--- Start of COLLECTED MATERIAL ---
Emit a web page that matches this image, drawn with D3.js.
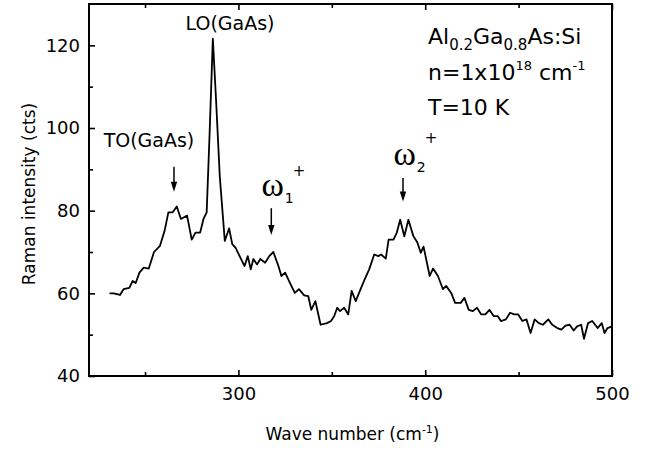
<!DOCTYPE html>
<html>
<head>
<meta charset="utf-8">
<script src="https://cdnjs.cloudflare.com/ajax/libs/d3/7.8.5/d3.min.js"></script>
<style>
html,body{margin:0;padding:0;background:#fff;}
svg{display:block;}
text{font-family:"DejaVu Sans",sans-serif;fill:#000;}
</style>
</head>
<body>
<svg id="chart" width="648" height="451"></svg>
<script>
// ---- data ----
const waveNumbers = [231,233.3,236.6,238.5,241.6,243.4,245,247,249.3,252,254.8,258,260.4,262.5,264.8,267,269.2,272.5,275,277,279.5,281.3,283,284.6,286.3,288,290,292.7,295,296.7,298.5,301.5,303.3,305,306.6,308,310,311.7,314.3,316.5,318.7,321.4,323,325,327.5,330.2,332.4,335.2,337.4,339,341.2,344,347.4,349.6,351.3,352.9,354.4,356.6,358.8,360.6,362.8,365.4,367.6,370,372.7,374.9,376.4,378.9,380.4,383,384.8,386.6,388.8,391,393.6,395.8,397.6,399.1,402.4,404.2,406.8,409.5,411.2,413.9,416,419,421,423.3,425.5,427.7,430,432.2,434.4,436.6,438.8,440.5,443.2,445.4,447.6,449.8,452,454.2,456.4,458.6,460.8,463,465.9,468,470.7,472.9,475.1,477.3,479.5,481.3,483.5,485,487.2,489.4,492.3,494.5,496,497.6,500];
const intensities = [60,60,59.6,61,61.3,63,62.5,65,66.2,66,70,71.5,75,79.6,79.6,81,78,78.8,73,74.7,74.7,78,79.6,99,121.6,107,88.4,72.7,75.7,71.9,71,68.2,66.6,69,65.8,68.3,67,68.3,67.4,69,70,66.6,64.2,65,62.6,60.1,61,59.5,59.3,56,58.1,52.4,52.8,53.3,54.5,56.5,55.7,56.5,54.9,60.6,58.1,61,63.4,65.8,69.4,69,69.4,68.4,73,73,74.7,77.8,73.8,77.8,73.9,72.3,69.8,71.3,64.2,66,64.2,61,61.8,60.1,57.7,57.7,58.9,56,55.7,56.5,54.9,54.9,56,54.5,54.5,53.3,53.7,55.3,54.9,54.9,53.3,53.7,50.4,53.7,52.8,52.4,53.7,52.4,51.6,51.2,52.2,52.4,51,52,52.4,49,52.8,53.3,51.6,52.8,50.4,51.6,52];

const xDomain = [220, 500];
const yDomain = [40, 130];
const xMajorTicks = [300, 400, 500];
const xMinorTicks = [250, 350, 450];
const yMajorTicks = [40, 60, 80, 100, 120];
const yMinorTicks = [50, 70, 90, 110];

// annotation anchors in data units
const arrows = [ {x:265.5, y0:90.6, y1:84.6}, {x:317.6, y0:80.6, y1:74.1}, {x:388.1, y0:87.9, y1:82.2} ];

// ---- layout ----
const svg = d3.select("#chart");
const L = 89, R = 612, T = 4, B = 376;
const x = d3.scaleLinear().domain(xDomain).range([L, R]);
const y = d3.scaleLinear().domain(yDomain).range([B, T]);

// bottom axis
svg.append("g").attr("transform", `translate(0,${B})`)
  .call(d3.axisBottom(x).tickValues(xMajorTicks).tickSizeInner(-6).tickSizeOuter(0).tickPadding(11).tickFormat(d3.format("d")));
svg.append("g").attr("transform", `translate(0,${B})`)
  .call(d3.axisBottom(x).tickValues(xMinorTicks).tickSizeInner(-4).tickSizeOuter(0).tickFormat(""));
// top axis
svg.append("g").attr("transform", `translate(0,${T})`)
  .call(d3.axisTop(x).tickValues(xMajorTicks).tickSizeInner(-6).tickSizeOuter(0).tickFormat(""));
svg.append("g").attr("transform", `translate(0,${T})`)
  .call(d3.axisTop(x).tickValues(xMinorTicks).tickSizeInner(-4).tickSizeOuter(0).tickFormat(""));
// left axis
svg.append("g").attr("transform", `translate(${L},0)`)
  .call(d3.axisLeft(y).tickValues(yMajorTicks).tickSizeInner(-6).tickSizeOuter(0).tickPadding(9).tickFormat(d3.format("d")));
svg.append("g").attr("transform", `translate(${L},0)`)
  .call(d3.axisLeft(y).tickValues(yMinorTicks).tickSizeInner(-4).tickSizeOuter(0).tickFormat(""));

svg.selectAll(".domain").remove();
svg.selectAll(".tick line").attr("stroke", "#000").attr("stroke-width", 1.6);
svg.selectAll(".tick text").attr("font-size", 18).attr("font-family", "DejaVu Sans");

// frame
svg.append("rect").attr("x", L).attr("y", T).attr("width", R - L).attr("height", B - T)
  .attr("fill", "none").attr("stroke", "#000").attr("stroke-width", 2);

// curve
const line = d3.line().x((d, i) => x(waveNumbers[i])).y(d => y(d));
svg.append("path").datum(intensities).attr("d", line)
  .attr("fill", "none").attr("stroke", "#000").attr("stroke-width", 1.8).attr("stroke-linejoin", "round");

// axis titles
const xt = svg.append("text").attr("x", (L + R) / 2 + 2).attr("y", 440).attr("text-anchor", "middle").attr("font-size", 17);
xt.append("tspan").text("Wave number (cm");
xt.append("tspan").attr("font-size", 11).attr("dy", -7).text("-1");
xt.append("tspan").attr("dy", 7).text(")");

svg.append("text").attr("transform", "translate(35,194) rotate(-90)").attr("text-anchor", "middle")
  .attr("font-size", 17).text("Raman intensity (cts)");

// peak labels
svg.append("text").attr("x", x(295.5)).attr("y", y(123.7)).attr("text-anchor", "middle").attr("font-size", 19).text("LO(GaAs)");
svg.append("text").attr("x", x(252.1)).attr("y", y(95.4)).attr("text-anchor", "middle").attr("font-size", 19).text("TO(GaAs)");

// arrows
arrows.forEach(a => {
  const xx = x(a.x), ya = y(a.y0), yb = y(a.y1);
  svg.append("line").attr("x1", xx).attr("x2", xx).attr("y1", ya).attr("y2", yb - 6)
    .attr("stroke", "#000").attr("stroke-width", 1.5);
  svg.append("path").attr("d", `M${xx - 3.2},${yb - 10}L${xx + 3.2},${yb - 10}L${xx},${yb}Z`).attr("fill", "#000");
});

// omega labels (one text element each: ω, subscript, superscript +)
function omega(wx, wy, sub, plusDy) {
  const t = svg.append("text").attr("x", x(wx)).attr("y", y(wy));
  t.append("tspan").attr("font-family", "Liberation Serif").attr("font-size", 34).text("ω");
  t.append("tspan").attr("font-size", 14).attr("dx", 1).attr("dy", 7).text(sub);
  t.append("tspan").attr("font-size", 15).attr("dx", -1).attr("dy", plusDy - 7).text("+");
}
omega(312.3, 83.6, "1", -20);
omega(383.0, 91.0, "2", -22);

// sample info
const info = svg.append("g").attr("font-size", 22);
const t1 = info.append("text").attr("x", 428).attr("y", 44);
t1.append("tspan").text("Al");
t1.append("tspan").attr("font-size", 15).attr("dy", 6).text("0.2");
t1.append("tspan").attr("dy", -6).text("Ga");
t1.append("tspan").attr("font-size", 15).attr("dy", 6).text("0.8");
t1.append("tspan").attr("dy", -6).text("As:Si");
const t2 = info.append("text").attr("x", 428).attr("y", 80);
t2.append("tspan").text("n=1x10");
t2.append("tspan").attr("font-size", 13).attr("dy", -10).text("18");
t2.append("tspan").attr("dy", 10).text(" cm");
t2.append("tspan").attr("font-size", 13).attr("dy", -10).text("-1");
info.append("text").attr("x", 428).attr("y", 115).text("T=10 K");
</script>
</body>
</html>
--- End of COLLECTED MATERIAL ---
EXERCISE TASK: Quote every line word for word and keep the images out of the copy.

CORRECT ANSWER:
Emit a web page that matches this image, drawn with D3.js.
<!DOCTYPE html>
<html>
<head>
<meta charset="utf-8">
<script src="https://cdnjs.cloudflare.com/ajax/libs/d3/7.8.5/d3.min.js"></script>
<style>
html,body{margin:0;padding:0;background:#fff;}
svg{display:block;}
text{font-family:"DejaVu Sans",sans-serif;fill:#000;}
</style>
</head>
<body>
<svg id="chart" width="648" height="451"></svg>
<script>
// ---- data ----
const waveNumbers = [231,233.3,236.6,238.5,241.6,243.4,245,247,249.3,252,254.8,258,260.4,262.5,264.8,267,269.2,272.5,275,277,279.5,281.3,283,284.6,286.3,288,290,292.7,295,296.7,298.5,301.5,303.3,305,306.6,308,310,311.7,314.3,316.5,318.7,321.4,323,325,327.5,330.2,332.4,335.2,337.4,339,341.2,344,347.4,349.6,351.3,352.9,354.4,356.6,358.8,360.6,362.8,365.4,367.6,370,372.7,374.9,376.4,378.9,380.4,383,384.8,386.6,388.8,391,393.6,395.8,397.6,399.1,402.4,404.2,406.8,409.5,411.2,413.9,416,419,421,423.3,425.5,427.7,430,432.2,434.4,436.6,438.8,440.5,443.2,445.4,447.6,449.8,452,454.2,456.4,458.6,460.8,463,465.9,468,470.7,472.9,475.1,477.3,479.5,481.3,483.5,485,487.2,489.4,492.3,494.5,496,497.6,500];
const intensities = [60,60,59.6,61,61.3,63,62.5,65,66.2,66,70,71.5,75,79.6,79.6,81,78,78.8,73,74.7,74.7,78,79.6,99,121.6,107,88.4,72.7,75.7,71.9,71,68.2,66.6,69,65.8,68.3,67,68.3,67.4,69,70,66.6,64.2,65,62.6,60.1,61,59.5,59.3,56,58.1,52.4,52.8,53.3,54.5,56.5,55.7,56.5,54.9,60.6,58.1,61,63.4,65.8,69.4,69,69.4,68.4,73,73,74.7,77.8,73.8,77.8,73.9,72.3,69.8,71.3,64.2,66,64.2,61,61.8,60.1,57.7,57.7,58.9,56,55.7,56.5,54.9,54.9,56,54.5,54.5,53.3,53.7,55.3,54.9,54.9,53.3,53.7,50.4,53.7,52.8,52.4,53.7,52.4,51.6,51.2,52.2,52.4,51,52,52.4,49,52.8,53.3,51.6,52.8,50.4,51.6,52];

const xDomain = [220, 500];
const yDomain = [40, 130];
const xMajorTicks = [300, 400, 500];
const xMinorTicks = [250, 350, 450];
const yMajorTicks = [40, 60, 80, 100, 120];
const yMinorTicks = [50, 70, 90, 110];

// annotation anchors in data units
const arrows = [ {x:265.5, y0:90.6, y1:84.6}, {x:317.6, y0:80.6, y1:74.1}, {x:388.1, y0:87.9, y1:82.2} ];

// ---- layout ----
const svg = d3.select("#chart");
const L = 89, R = 612, T = 4, B = 376;
const x = d3.scaleLinear().domain(xDomain).range([L, R]);
const y = d3.scaleLinear().domain(yDomain).range([B, T]);

// bottom axis
svg.append("g").attr("transform", `translate(0,${B})`)
  .call(d3.axisBottom(x).tickValues(xMajorTicks).tickSizeInner(-6).tickSizeOuter(0).tickPadding(11).tickFormat(d3.format("d")));
svg.append("g").attr("transform", `translate(0,${B})`)
  .call(d3.axisBottom(x).tickValues(xMinorTicks).tickSizeInner(-4).tickSizeOuter(0).tickFormat(""));
// top axis
svg.append("g").attr("transform", `translate(0,${T})`)
  .call(d3.axisTop(x).tickValues(xMajorTicks).tickSizeInner(-6).tickSizeOuter(0).tickFormat(""));
svg.append("g").attr("transform", `translate(0,${T})`)
  .call(d3.axisTop(x).tickValues(xMinorTicks).tickSizeInner(-4).tickSizeOuter(0).tickFormat(""));
// left axis
svg.append("g").attr("transform", `translate(${L},0)`)
  .call(d3.axisLeft(y).tickValues(yMajorTicks).tickSizeInner(-6).tickSizeOuter(0).tickPadding(9).tickFormat(d3.format("d")));
svg.append("g").attr("transform", `translate(${L},0)`)
  .call(d3.axisLeft(y).tickValues(yMinorTicks).tickSizeInner(-4).tickSizeOuter(0).tickFormat(""));

svg.selectAll(".domain").remove();
svg.selectAll(".tick line").attr("stroke", "#000").attr("stroke-width", 1.6);
svg.selectAll(".tick text").attr("font-size", 18).attr("font-family", "DejaVu Sans");

// frame
svg.append("rect").attr("x", L).attr("y", T).attr("width", R - L).attr("height", B - T)
  .attr("fill", "none").attr("stroke", "#000").attr("stroke-width", 2);

// curve
const line = d3.line().x((d, i) => x(waveNumbers[i])).y(d => y(d));
svg.append("path").datum(intensities).attr("d", line)
  .attr("fill", "none").attr("stroke", "#000").attr("stroke-width", 1.8).attr("stroke-linejoin", "round");

// axis titles
const xt = svg.append("text").attr("x", (L + R) / 2 + 2).attr("y", 440).attr("text-anchor", "middle").attr("font-size", 17);
xt.append("tspan").text("Wave number (cm");
xt.append("tspan").attr("font-size", 11).attr("dy", -7).text("-1");
xt.append("tspan").attr("dy", 7).text(")");

svg.append("text").attr("transform", "translate(35,194) rotate(-90)").attr("text-anchor", "middle")
  .attr("font-size", 17).text("Raman intensity (cts)");

// peak labels
svg.append("text").attr("x", x(295.5)).attr("y", y(123.7)).attr("text-anchor", "middle").attr("font-size", 19).text("LO(GaAs)");
svg.append("text").attr("x", x(252.1)).attr("y", y(95.4)).attr("text-anchor", "middle").attr("font-size", 19).text("TO(GaAs)");

// arrows
arrows.forEach(a => {
  const xx = x(a.x), ya = y(a.y0), yb = y(a.y1);
  svg.append("line").attr("x1", xx).attr("x2", xx).attr("y1", ya).attr("y2", yb - 6)
    .attr("stroke", "#000").attr("stroke-width", 1.5);
  svg.append("path").attr("d", `M${xx - 3.2},${yb - 10}L${xx + 3.2},${yb - 10}L${xx},${yb}Z`).attr("fill", "#000");
});

// omega labels (one text element each: ω, subscript, superscript +)
function omega(wx, wy, sub, plusDy) {
  const t = svg.append("text").attr("x", x(wx)).attr("y", y(wy));
  t.append("tspan").attr("font-family", "Liberation Serif").attr("font-size", 34).text("ω");
  t.append("tspan").attr("font-size", 14).attr("dx", 1).attr("dy", 7).text(sub);
  t.append("tspan").attr("font-size", 15).attr("dx", -1).attr("dy", plusDy - 7).text("+");
}
omega(312.3, 83.6, "1", -20);
omega(383.0, 91.0, "2", -22);

// sample info
const info = svg.append("g").attr("font-size", 22);
const t1 = info.append("text").attr("x", 428).attr("y", 44);
t1.append("tspan").text("Al");
t1.append("tspan").attr("font-size", 15).attr("dy", 6).text("0.2");
t1.append("tspan").attr("dy", -6).text("Ga");
t1.append("tspan").attr("font-size", 15).attr("dy", 6).text("0.8");
t1.append("tspan").attr("dy", -6).text("As:Si");
const t2 = info.append("text").attr("x", 428).attr("y", 80);
t2.append("tspan").text("n=1x10");
t2.append("tspan").attr("font-size", 13).attr("dy", -10).text("18");
t2.append("tspan").attr("dy", 10).text(" cm");
t2.append("tspan").attr("font-size", 13).attr("dy", -10).text("-1");
info.append("text").attr("x", 428).attr("y", 115).text("T=10 K");
</script>
</body>
</html>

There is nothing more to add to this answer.